City officials have yet to formally state why they denied a Freedom of Information Act (FOIA) request filed by the Madison County Record that asked to see attorneys' bills.
The paper is attempting to determine how much the city and its lawyers took away from a four-year-old battles with 13 online travel companies.
While the Record has determined through released settlement documents that the net gain for both was $315,000, there have been no answers as to how the money was split.
The Record filed its FOIA request June 7. The city denied it June 12 in a letter from City Clerk Joseph Kassly. In his letter, Kassly wrote that after consulting with City Attorney Al Paulson, Paulson told him the bills were protected and could contain information on personnel and other matters.
However, Kassly's letter did not cite the actual exemptions in the FOIA law claimed by the city. Illinois law mandates that public bodies refusing FOIA requests must cite the specific exemption that the information falls under.

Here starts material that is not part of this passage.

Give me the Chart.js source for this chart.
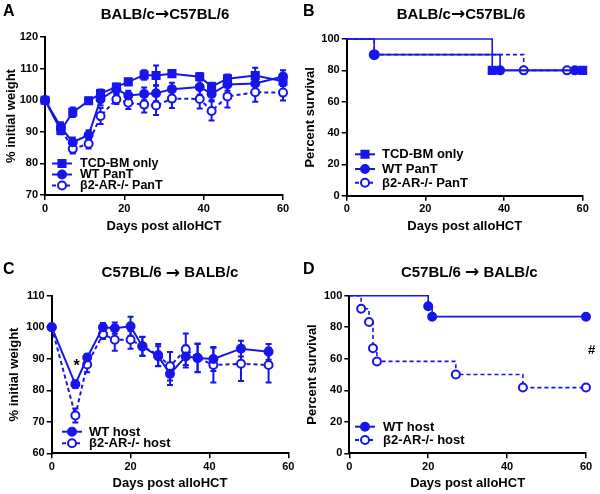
<!DOCTYPE html>
<html>
<head>
<meta charset="utf-8">
<script src="https://cdn.jsdelivr.net/npm/chart.js@4.4.1/dist/chart.umd.min.js"></script>
<style>
  body { margin: 0; background: #fff; }
  #wrap { position: relative; width: 600px; height: 494px; }
  canvas { position: absolute; }
</style>
</head>
<body>
<div id="wrap">
  <canvas id="pA" width="300" height="247" style="left:0;top:0"></canvas>
  <canvas id="pB" width="300" height="247" style="left:300px;top:0"></canvas>
  <canvas id="pC" width="300" height="247" style="left:0;top:247px"></canvas>
  <canvas id="pD" width="300" height="247" style="left:300px;top:247px"></canvas>
</div>
<script>
// ---- data ----
// A: weight, BALB/c -> C57BL/6
var daysA = [0, 4, 7, 11, 14, 18, 21, 25, 28, 32, 39, 42, 46, 53, 60];
var tcdA = [100, 90.4, 96.2, 99.8, 102.1, 104.2, 105.8, 108, 107.8, 108.4, 107.4, 104.3, 106.8, 107.8, 106];
var tcdErrA = [0, 1.2, 1.5, 1, 1.3, 1, 1, 1.5, 3.2, 1, 1.2, 1.2, 1.3, 2.5, 1.5];
var wtA = [100, 91.5, 86.7, 89, 100.3, 103.5, 101.5, 102, 102.2, 103.5, 104.2, 102, 105, 105.3, 107.5];
var wtErrA = [0, 1.5, 1.5, 1.5, 2, 1.5, 1.5, 2, 2.5, 2, 2.5, 2, 2, 2.5, 2];
var koA = [100, 91, 84.6, 86.2, 95, 100.3, 99.2, 98.6, 98.3, 100.5, 100.4, 96.6, 101.2, 102.5, 102.4];
var koErrA = [0, 1.5, 1.5, 1.5, 2.5, 1.5, 2, 2.5, 3, 3, 3, 3, 3.5, 3, 2.5];

// B: survival, BALB/c -> C57BL/6
var tcdDaysB = [0, 37, 60];
var tcdSurvB = [100, 80, 80];
var wtDaysB = [0, 7, 39, 58];
var wtSurvB = [100, 90, 80, 80];
var koDaysB = [0, 7, 45, 56];
var koSurvB = [100, 90, 80, 80];

// C: weight, C57BL/6 -> BALB/c
var daysC = [0, 6, 9, 13, 16, 20, 23, 27, 30, 34, 37, 41, 48, 55];
var wtC = [100, 81.9, 90.4, 100, 99.7, 100.3, 93.9, 90.8, 85.2, 90.7, 90.2, 89.9, 93.2, 92.2];
var wtErrC = [0, 1.2, 1, 1.3, 1.8, 3, 3, 3.2, 3.5, 3.5, 4.5, 3.8, 2.5, 2.5];
var koC = [100, 72, 88.2, 97.8, 96, 96, 94, 91.2, 87.6, 93, 90.3, 88, 88.4, 88];
var koErrC = [0, 2.2, 2.5, 1.5, 3.5, 2.8, 3, 3.5, 4.5, 5, 4.5, 5.5, 5.5, 5.5];

// D: survival, C57BL/6 -> BALB/c
var wtDaysD = [0, 20, 21, 60];
var wtSurvD = [100, 93.3, 86.7, 86.7];
var koDaysD = [0, 3, 5, 6, 7, 27, 44, 60];
var koSurvD = [100, 91.7, 83.3, 66.7, 58.3, 50, 41.7, 41.7];

var BLUE = '#1616ec';
var FONT = "'Liberation Sans', Arial, sans-serif";

function pts(xs, ys) {
  return xs.map(function(x, i) { return { x: x, y: ys[i] }; });
}

function drawMarker(ctx, style, x, y, r, filled) {
  ctx.save();
  ctx.fillStyle = filled ? BLUE : '#fff';
  ctx.strokeStyle = BLUE;
  ctx.lineWidth = 2;
  ctx.beginPath();
  if (style === 'rect') {
    var s = r * Math.SQRT1_2;
    ctx.rect(x - s, y - s, 2 * s, 2 * s);
  } else {
    ctx.arc(x, y, r, 0, Math.PI * 2);
  }
  ctx.fill();
  ctx.stroke();
  ctx.restore();
}

// title text with a bigger arrow glyph, centred on cx
function drawTitle(ctx, parts, cx, cy) {
  var fonts = parts.map(function(p) { return p.arrow ? 'bold 17px "DejaVu Sans", ' + FONT : 'bold 15px ' + FONT; });
  var widths = parts.map(function(p, i) { ctx.font = fonts[i]; return ctx.measureText(p.t).width; });
  var total = widths.reduce(function(a, b) { return a + b; }, 0);
  var x = cx - total / 2;
  ctx.textAlign = 'left';
  parts.forEach(function(p, i) {
    ctx.font = fonts[i];
    ctx.fillText(p.t, x, cy);
    x += widths[i];
  });
}

var figPlugin = {
  id: 'fig',
  beforeDatasetsDraw: function(chart) {
    var ctx = chart.ctx, xs = chart.scales.x, ys = chart.scales.y;
    chart.data.datasets.forEach(function(ds) {
      if (!ds.errors) return;
      ctx.save();
      ctx.strokeStyle = BLUE;
      ctx.lineWidth = 2;
      ds.data.forEach(function(p, j) {
        var e = ds.errors[j];
        if (!e) return;
        var x = xs.getPixelForValue(p.x);
        var y1 = ys.getPixelForValue(p.y - e), y2 = ys.getPixelForValue(p.y + e);
        ctx.beginPath();
        ctx.moveTo(x, y1); ctx.lineTo(x, y2);
        ctx.moveTo(x - 3, y1); ctx.lineTo(x + 3, y1);
        ctx.moveTo(x - 3, y2); ctx.lineTo(x + 3, y2);
        ctx.stroke();
      });
      ctx.restore();
    });
  },
  afterDraw: function(chart, args, o) {
    var ctx = chart.ctx;
    ctx.save();
    ctx.fillStyle = '#000';
    ctx.textBaseline = 'middle';
    ctx.font = 'bold 16px ' + FONT;
    ctx.textAlign = 'left';
    ctx.fillText(o.letter, o.letterX, o.letterY);
    drawTitle(ctx, o.title, o.titleX, o.titleY);
    // legend
    ctx.font = 'bold ' + o.legendSize + 'px ' + FONT;
    ctx.textAlign = 'left';
    o.legend.forEach(function(it, k) {
      var y = o.legendRows[k];
      ctx.strokeStyle = BLUE;
      ctx.lineWidth = 2;
      ctx.setLineDash(it.dash ? [4, 3] : []);
      ctx.beginPath();
      ctx.moveTo(o.legendX, y); ctx.lineTo(o.legendX + 20, y);
      ctx.stroke();
      ctx.setLineDash([]);
      drawMarker(ctx, it.style, o.legendX + 10, y, it.style === 'rect' ? 5 : 4, it.filled);
      ctx.fillStyle = '#000';
      ctx.fillText(it.text, o.legendX + o.textGap, y + 0.5);
    });
    // annotations at data coordinates
    (o.notes || []).forEach(function(n) {
      ctx.font = 'bold ' + n.size + 'px ' + FONT;
      ctx.textAlign = 'center';
      ctx.fillStyle = '#000';
      ctx.fillText(n.text, chart.scales.x.getPixelForValue(n.x), chart.scales.y.getPixelForValue(n.y));
    });
    ctx.restore();
  }
};

function axes(o) {
  return {
    x: {
      type: 'linear', min: 0, max: 60,
      afterFit: function(s) { s.height = o.xH; },
      ticks: { stepSize: 20, color: '#000', padding: 2, font: { family: FONT, size: 11, weight: 'bold' } },
      grid: { drawOnChartArea: false, drawTicks: true, tickLength: 5, color: '#000', lineWidth: 1.5 },
      border: { color: '#000', width: 2 },
      title: { display: true, text: 'Days post alloHCT', color: '#000',
               padding: { top: 0, bottom: o.xTitlePad },
               font: { family: FONT, size: 13, weight: 'bold' } }
    },
    y: {
      min: o.yMin, max: o.yMax,
      afterFit: function(s) { s.width = o.yW; },
      ticks: { stepSize: o.yStep, color: '#000', padding: 2, font: { family: FONT, size: 11, weight: 'bold' } },
      grid: { drawOnChartArea: false, drawTicks: true, tickLength: 5, color: '#000', lineWidth: 1.5 },
      border: { color: '#000', width: 2 },
      title: { display: true, text: o.yTitle, color: '#000',
               padding: { top: o.yTitlePad, bottom: 0 },
               font: { family: FONT, size: 13, weight: 'bold' } }
    }
  };
}

function lineSet(xs, ys, errs, style, filled, dashed, stepped, radii) {
  return {
    data: pts(xs, ys),
    errors: errs,
    borderColor: BLUE,
    borderWidth: stepped ? 1.6 : 2,
    borderDash: dashed ? [4, 3] : [],
    stepped: stepped ? 'before' : false,
    tension: 0,
    fill: false,
    clip: false,
    pointStyle: style === 'rect' ? 'rect' : 'circle',
    pointRadius: radii || (style === 'rect' ? 5 : 4),
    pointBorderWidth: 2,
    pointBorderColor: BLUE,
    pointBackgroundColor: filled ? BLUE : '#fff'
  };
}

function makeChart(id, datasets, ax, fig, pad) {
  return new Chart(document.getElementById(id), {
    type: 'line',
    data: { datasets: datasets },
    options: {
      responsive: false,
      animation: false,
      layout: { padding: pad },
      scales: axes(ax),
      plugins: { legend: { display: false }, tooltip: { enabled: false }, fig: fig }
    },
    plugins: [figPlugin]
  });
}

var legendA = [
  { text: 'TCD-BM only', style: 'rect', filled: true, dash: false },
  { text: 'WT PanT', style: 'circle', filled: true, dash: false },
  { text: '\u03b22-AR-/- PanT', style: 'circle', filled: false, dash: true }
];
var legendC = [
  { text: 'WT host', style: 'circle', filled: true, dash: false },
  { text: '\u03b22-AR-/- host', style: 'circle', filled: false, dash: true }
];
var titleTop = [{ t: 'BALB/c' }, { t: '\u2192', arrow: true }, { t: 'C57BL/6' }];
var titleBottom = [{ t: 'C57BL/6 ' }, { t: '\u2192', arrow: true }, { t: ' BALB/c' }];

// A
makeChart('pA', [
  lineSet(daysA, wtA, wtErrA, 'circle', true, false, false),
  lineSet(daysA, tcdA, tcdErrA, 'rect', true, false, false),
  lineSet(daysA, koA, koErrA, 'circle', false, true, false)
], { xH: 52, yW: 45, yMin: 70, yMax: 120, yStep: 10, yTitle: '% initial weight', xTitlePad: 13, yTitlePad: 4 },
{ letter: 'A', letterX: 3, letterY: 12, title: titleTop, titleX: 165, titleY: 15,
  legend: legendA, legendX: 52, textGap: 28, legendRows: [163.5, 174.5, 185.5], legendSize: 12.5 },
{ top: 37, right: 17, left: 0, bottom: 0 });

// B
makeChart('pB', [
  lineSet(wtDaysB, wtSurvB, null, 'circle', true, false, true, [0, 4.5, 4, 4]),
  lineSet(tcdDaysB, tcdSurvB, null, 'rect', true, false, true, [0, 5, 5]),
  lineSet(koDaysB, koSurvB, null, 'circle', false, true, true, [0, 0, 4, 4])
], { xH: 51.3, yW: 46.7, yMin: 0, yMax: 100, yStep: 20, yTitle: 'Percent survival', xTitlePad: 13, yTitlePad: 3 },
{ letter: 'B', letterX: 3, letterY: 12, title: titleTop, titleX: 161, titleY: 15,
  legend: legendA, legendX: 55, textGap: 27, legendRows: [154.3, 169, 182.7], legendSize: 13 },
{ top: 39, right: 17.3, left: 0, bottom: 0 });

// C
makeChart('pC', [
  lineSet(daysC, wtC, wtErrC, 'circle', true, false, false),
  lineSet(daysC, koC, koErrC, 'circle', false, true, false)
], { xH: 40.7, yW: 51.7, yMin: 60, yMax: 110, yStep: 10, yTitle: '% initial weight', xTitlePad: 3, yTitlePad: 7 },
{ letter: 'C', letterX: 3, letterY: 23, title: titleBottom, titleX: 170, titleY: 26.3,
  legend: legendC, legendX: 62, textGap: 27, legendRows: [184.7, 196.3], legendSize: 13,
  notes: [{ text: '*', x: 6.3, y: 87.5, size: 16 }] },
{ top: 48.7, right: 11.7, left: 0, bottom: 0 });

// D
makeChart('pD', [
  lineSet(wtDaysD, wtSurvD, null, 'circle', true, false, true, [0, 4, 4, 4]),
  lineSet(koDaysD, koSurvD, null, 'circle', false, true, true, [0, 4, 4, 4, 4, 4, 4, 4])
], { xH: 40.7, yW: 49.3, yMin: 0, yMax: 100, yStep: 20, yTitle: 'Percent survival', xTitlePad: 3, yTitlePad: 5 },
{ letter: 'D', letterX: 3, letterY: 23, title: titleBottom, titleX: 169.3, titleY: 26,
  legend: legendC, legendX: 55, textGap: 28, legendRows: [179.7, 193], legendSize: 13,
  notes: [{ text: '#', x: 61.4, y: 65.5, size: 13 }] },
{ top: 48.7, right: 14, left: 0, bottom: 0 });
</script>
</body>
</html>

The Record asked the Clerk's Office to clarify which exemptions it claimed June 18. The paper plans to appeal the ruling to Fairview Heights Mayor Gail Mitchell once it is informed of which exemptions are claimed.
A call to Paulson's Belleville office Monday afternoon was not immediately returned. Kassly is out of town, according to his office.
Fairview Heights sued online travel companies like Orbitz, Expedia and others for what it claimed were back hotel-motel room taxes.
Although the original class action failed to gain certification when removed to federal court, Fairview Heights pursued the suits as individual claims. All defendants settled. The last, the Orbitz group, settled in March this year.
The city has only received one settlement check to date. That check was from the Expedia group of defendants. While the settlement called for the travel provider to pay out $105,000, the city has only received just over $56,000. No answer has been provided about the remaining monies from that check.
Mitchell, in previous interviews with the Record, has said that the suits did not cost the city anything, even though the settlements called for the parties to bear their own costs. He has previously said he does not know what the city's legal team took away from the suits.
Fairview Heights was represented in the suits by Paulson, Kevin Hoerner and St. Louis attorney Richard Burke.